As of this writing, there are four seasons of the show totaling 208 episodes, each of which is five minutes. (There’s also a ten-minute Christmas special.) One of them can be seen below…
… but if you’re in Australia, your major broadcaster doesn’t want your preschooler to watch it.
That episode is called “Spider Web.” Wikipedia’s description [as of 2014] is short but to the point: “There’s a spider in the house, so Mummy Pig tells Daddy Pig to get rid of it.” The Pig family spends much of the five minutes discussing whether the spider should be able to live with them or not — Mummy Pig wants it gone, but Daddy Pig notes that spiders eat flies and are therefore good to have around. In the end, the family concludes that spiders are good to have around (although better outside the house than inside). Daddy Pig even makes a new rule: no one is to break a spider’s web, as the spider worked long and hard to build it, and that just wouldn’t be nice.

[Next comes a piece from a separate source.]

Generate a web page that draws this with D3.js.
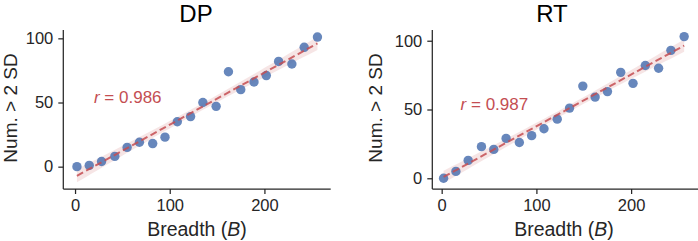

“Spider Web” originally aired in the UK on December 21, 2011, and soon was available for broadcast in other areas. Australia was one of those secondary regions — but it never made it to TV there. Peppa Pig typically airs on ABC 4 Kids in Australia and the ABC (the Australian Broadcasting Company), which operates that channel, declined to air the episode.
The problem: spiders in Australia are really dangerous. Really dangerous. As Wikipedia notes, “Australia has some highly venomous spiders, including the notorious Sydney funnel-web, its relatives in the Atrax genus, and redback spiders, whose bites can be deadly.” Even though the most common spiders in Australia are generally not very toxic, there are some best avoided. Learning to play nice with spiders is a bad idea if you’re an Australian four-year-old.
The ABC’s decision probably wouldn’t have come to light except for a slight error on their part. In August of 2012, a viewer complained that the “Spider Web” episode appeared on an ABC-run website. The ABC apologized for their error, and the episode is no longer available there.